Code that draws figures:
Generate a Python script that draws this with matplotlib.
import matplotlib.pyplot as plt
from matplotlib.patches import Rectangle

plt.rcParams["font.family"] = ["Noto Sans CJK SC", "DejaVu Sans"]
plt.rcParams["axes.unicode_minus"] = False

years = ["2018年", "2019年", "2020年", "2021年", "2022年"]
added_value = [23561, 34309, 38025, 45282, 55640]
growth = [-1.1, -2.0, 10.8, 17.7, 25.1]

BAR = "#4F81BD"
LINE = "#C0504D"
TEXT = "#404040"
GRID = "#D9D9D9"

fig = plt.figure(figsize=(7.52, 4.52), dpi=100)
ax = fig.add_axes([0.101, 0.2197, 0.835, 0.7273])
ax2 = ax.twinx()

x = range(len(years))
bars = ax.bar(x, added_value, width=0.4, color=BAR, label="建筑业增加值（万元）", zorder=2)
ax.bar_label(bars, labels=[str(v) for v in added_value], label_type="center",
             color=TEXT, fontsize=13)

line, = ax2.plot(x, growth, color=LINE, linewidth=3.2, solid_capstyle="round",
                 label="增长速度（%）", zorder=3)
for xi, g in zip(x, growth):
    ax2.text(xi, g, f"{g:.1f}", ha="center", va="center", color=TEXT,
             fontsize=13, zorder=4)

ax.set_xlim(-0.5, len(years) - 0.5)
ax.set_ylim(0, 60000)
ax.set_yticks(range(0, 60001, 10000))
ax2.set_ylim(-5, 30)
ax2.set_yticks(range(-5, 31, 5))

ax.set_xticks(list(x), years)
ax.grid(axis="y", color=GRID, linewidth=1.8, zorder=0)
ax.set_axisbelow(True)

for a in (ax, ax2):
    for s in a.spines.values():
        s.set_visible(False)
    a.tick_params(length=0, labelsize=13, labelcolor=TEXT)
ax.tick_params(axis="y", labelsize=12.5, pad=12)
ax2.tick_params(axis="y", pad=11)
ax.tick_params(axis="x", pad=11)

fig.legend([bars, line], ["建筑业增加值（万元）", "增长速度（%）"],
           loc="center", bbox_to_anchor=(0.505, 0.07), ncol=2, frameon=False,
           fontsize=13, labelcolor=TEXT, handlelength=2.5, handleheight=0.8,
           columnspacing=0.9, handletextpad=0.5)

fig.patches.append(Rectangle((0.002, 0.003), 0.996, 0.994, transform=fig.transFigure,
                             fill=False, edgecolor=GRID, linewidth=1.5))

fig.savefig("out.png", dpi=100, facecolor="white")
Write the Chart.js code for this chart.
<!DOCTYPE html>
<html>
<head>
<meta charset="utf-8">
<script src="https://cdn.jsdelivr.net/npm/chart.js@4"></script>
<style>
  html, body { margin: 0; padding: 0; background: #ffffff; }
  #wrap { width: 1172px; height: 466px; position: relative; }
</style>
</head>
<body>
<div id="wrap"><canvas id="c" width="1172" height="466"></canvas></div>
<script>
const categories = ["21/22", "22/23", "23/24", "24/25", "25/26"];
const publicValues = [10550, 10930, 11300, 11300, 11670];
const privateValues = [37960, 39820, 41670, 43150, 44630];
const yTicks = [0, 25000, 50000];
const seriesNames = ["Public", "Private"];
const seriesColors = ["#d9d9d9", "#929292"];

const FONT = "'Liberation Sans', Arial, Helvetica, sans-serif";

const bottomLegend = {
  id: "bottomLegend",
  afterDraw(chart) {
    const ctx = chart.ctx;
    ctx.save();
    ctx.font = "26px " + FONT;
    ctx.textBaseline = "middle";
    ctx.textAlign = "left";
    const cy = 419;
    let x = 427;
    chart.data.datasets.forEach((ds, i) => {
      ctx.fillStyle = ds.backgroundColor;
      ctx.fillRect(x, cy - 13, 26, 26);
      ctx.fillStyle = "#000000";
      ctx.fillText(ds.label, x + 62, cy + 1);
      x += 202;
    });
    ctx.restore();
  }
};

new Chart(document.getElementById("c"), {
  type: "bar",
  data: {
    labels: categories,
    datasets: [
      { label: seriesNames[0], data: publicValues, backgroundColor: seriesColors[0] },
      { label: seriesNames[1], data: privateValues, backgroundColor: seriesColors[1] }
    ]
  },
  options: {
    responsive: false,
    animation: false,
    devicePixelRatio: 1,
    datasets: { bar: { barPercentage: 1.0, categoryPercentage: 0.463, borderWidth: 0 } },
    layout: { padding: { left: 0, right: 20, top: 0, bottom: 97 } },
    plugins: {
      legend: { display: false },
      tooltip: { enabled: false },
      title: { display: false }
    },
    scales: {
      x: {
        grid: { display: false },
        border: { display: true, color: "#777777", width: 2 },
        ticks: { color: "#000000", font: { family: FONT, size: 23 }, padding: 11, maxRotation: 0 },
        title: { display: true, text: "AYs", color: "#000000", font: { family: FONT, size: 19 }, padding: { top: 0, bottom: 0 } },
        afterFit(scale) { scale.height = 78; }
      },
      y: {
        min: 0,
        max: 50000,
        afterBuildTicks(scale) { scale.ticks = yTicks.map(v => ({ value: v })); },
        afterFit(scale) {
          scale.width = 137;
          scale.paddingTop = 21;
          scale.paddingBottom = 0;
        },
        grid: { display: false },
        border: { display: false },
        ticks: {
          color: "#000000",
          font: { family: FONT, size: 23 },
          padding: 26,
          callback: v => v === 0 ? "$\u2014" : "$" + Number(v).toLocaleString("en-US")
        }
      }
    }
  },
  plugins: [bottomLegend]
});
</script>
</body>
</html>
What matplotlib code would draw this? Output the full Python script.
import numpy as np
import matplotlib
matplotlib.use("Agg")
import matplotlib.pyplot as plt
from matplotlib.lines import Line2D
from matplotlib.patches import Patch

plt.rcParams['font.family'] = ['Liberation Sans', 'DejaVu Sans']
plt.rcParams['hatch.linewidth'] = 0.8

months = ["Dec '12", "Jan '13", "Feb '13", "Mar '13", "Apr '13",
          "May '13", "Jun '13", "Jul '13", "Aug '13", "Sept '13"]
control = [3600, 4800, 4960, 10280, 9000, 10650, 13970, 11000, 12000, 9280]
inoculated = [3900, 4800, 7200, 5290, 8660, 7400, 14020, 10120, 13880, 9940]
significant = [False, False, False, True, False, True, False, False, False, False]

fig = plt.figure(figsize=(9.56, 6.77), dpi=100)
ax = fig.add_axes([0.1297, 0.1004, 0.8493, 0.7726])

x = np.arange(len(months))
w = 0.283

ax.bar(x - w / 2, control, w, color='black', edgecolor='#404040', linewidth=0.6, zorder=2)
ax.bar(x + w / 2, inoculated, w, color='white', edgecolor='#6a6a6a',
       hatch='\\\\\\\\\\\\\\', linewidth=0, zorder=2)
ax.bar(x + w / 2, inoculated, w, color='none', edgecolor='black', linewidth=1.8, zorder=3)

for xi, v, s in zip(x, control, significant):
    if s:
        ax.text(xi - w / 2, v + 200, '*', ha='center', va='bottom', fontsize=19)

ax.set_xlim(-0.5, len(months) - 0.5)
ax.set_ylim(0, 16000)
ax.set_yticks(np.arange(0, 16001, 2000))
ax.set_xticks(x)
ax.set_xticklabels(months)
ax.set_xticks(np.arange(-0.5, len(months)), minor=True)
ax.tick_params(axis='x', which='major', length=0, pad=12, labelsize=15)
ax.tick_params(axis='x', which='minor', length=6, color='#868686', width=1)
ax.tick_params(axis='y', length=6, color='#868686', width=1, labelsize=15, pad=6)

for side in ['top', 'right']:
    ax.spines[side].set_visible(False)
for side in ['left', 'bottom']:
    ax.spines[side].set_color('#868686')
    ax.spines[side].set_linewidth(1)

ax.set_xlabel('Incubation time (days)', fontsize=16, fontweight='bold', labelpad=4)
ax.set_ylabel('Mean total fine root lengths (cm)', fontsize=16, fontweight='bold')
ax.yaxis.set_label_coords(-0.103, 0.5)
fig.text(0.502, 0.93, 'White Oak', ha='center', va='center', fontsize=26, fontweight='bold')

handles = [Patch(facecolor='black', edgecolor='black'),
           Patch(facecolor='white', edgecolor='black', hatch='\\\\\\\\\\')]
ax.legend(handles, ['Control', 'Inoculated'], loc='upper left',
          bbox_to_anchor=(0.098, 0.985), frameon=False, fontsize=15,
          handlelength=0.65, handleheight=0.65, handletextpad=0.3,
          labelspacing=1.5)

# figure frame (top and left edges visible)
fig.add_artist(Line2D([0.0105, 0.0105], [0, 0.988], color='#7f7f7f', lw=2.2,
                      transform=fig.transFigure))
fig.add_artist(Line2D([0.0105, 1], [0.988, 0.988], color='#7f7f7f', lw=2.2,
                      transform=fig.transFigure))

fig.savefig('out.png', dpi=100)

--

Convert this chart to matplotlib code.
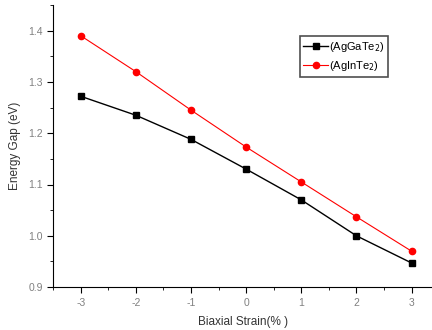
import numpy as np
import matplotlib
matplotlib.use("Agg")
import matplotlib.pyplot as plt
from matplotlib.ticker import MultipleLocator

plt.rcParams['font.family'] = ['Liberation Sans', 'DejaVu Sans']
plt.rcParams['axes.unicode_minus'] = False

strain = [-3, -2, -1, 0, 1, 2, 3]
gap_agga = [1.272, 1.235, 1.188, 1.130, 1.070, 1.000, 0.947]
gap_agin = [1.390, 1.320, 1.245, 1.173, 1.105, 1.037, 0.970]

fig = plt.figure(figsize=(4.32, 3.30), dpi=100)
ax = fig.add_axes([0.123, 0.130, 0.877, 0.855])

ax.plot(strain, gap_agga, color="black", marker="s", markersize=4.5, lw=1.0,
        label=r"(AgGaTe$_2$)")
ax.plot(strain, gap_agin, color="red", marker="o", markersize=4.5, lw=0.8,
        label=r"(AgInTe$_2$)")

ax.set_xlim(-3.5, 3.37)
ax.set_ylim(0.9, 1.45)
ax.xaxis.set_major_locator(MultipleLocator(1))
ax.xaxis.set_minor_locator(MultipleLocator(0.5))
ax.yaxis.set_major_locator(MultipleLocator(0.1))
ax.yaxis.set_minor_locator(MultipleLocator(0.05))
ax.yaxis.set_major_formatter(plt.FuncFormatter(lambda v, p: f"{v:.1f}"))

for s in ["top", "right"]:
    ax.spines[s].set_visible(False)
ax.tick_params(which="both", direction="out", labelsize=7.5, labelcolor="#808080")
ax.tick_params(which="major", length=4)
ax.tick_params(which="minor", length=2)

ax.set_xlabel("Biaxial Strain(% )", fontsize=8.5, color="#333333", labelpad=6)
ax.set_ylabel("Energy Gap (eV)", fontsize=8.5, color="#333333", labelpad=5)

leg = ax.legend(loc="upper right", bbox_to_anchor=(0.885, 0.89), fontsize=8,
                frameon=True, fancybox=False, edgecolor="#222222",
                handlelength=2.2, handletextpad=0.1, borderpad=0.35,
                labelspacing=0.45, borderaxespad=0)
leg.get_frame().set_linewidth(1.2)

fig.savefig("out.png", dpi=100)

---

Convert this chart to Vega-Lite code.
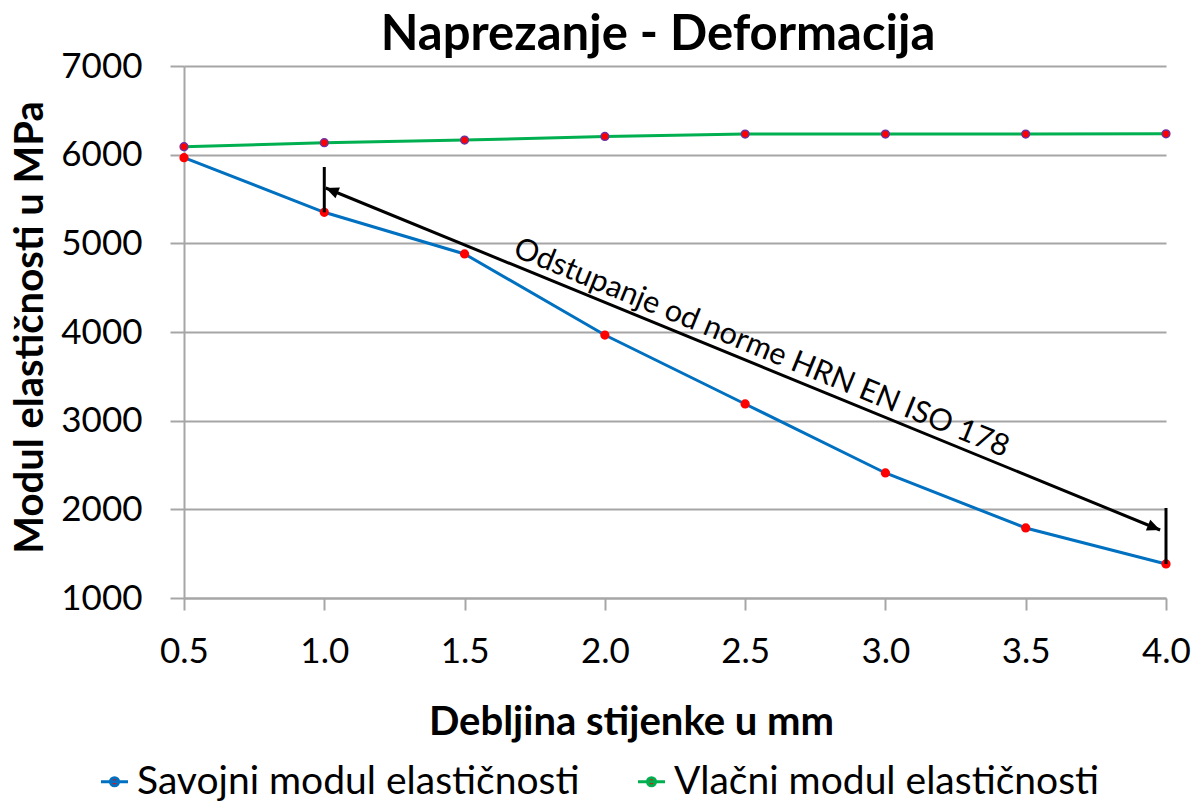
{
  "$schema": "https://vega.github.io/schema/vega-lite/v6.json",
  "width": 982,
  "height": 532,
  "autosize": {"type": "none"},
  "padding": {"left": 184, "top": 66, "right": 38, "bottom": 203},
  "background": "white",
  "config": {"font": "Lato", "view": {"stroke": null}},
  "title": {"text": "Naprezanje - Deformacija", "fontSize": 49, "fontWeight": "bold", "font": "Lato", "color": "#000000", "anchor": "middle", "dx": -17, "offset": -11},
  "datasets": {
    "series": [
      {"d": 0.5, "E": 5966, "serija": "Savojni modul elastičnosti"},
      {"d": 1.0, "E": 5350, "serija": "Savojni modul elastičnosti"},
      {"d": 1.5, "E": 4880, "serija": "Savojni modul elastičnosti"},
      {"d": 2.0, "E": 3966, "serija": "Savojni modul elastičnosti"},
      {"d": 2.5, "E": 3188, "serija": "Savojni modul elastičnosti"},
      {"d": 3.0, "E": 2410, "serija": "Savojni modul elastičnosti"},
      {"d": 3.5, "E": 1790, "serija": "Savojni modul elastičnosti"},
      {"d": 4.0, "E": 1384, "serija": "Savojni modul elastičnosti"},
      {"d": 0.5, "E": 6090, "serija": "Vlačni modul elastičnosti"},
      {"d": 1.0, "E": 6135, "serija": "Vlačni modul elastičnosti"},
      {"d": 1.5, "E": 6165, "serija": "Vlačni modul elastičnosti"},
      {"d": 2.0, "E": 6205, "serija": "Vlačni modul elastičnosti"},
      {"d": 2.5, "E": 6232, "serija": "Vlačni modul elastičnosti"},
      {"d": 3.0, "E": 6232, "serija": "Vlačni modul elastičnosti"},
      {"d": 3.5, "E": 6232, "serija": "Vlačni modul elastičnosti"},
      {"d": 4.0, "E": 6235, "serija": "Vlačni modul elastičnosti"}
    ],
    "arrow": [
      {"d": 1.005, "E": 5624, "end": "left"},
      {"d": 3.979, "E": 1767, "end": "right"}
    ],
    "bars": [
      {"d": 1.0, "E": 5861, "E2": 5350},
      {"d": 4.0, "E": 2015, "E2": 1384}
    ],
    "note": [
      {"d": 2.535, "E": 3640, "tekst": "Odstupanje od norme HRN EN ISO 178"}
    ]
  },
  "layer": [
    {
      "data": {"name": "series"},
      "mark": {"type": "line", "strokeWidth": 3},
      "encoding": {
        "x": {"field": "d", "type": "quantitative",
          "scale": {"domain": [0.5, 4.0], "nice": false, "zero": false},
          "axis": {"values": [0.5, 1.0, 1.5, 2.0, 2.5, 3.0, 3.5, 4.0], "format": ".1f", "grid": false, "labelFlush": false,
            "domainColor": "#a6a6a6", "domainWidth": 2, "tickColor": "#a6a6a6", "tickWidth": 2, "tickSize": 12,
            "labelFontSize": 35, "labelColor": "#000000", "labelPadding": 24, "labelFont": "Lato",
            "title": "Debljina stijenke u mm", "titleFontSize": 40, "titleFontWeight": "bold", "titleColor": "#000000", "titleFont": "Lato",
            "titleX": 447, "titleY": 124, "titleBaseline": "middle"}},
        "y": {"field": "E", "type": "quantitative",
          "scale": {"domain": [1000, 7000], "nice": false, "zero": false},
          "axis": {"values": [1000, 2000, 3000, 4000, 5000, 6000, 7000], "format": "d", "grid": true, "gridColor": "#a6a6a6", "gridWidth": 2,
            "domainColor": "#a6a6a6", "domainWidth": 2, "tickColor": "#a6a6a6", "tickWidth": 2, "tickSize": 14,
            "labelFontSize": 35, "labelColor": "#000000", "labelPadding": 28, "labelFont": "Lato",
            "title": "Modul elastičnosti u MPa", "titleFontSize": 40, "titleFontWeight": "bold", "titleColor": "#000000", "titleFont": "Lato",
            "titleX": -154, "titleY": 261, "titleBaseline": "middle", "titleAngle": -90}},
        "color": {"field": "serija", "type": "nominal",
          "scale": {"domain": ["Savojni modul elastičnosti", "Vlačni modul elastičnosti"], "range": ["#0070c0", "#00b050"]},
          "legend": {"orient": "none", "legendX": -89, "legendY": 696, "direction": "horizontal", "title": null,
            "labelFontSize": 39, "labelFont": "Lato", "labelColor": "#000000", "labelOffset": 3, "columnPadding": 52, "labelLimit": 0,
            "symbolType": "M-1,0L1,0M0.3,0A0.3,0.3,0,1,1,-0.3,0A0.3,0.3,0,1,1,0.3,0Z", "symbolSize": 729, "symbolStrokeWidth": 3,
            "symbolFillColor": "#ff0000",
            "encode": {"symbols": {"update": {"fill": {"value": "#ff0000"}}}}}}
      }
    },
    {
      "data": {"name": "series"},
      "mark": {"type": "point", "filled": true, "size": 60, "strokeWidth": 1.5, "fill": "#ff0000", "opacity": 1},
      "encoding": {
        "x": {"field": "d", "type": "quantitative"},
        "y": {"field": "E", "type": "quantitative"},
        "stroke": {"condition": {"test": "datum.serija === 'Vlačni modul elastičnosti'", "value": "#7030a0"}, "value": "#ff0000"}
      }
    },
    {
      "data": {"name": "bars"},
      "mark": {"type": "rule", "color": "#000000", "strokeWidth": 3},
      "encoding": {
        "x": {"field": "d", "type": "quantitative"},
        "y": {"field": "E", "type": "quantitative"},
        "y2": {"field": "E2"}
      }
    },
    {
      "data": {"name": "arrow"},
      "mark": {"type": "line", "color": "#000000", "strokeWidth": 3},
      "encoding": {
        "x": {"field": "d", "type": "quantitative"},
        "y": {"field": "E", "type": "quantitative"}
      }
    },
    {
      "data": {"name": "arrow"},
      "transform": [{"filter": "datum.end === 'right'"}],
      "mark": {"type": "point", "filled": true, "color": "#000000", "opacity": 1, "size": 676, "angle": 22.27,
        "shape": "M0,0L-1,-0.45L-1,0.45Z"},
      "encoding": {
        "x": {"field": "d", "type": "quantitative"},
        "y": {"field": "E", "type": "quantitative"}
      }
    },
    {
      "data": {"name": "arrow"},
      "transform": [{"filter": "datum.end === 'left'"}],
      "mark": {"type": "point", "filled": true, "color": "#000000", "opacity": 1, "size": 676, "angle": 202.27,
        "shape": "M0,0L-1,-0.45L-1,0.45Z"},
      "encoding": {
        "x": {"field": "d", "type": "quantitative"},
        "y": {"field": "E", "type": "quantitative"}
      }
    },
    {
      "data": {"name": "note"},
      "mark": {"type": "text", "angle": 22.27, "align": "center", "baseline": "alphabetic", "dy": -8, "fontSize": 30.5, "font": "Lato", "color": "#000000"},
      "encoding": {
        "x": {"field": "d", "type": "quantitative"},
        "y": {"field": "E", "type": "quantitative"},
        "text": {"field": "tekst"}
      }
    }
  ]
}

> _EXERCISE DETAILS_
Reproduce the data above exactly, but only the lines from the one showing "Convert this chart to matplotlib code." through the one showing "gap_agin = [1.390, 1.320, 1.245, 1.173, 1.105, 1.037, 0.970]", with both ends kept and the pictures left out.

> _COMPLETE OUTPUT_
Convert this chart to matplotlib code.
import numpy as np
import matplotlib
matplotlib.use("Agg")
import matplotlib.pyplot as plt
from matplotlib.ticker import MultipleLocator

plt.rcParams['font.family'] = ['Liberation Sans', 'DejaVu Sans']
plt.rcParams['axes.unicode_minus'] = False

strain = [-3, -2, -1, 0, 1, 2, 3]
gap_agga = [1.272, 1.235, 1.188, 1.130, 1.070, 1.000, 0.947]
gap_agin = [1.390, 1.320, 1.245, 1.173, 1.105, 1.037, 0.970]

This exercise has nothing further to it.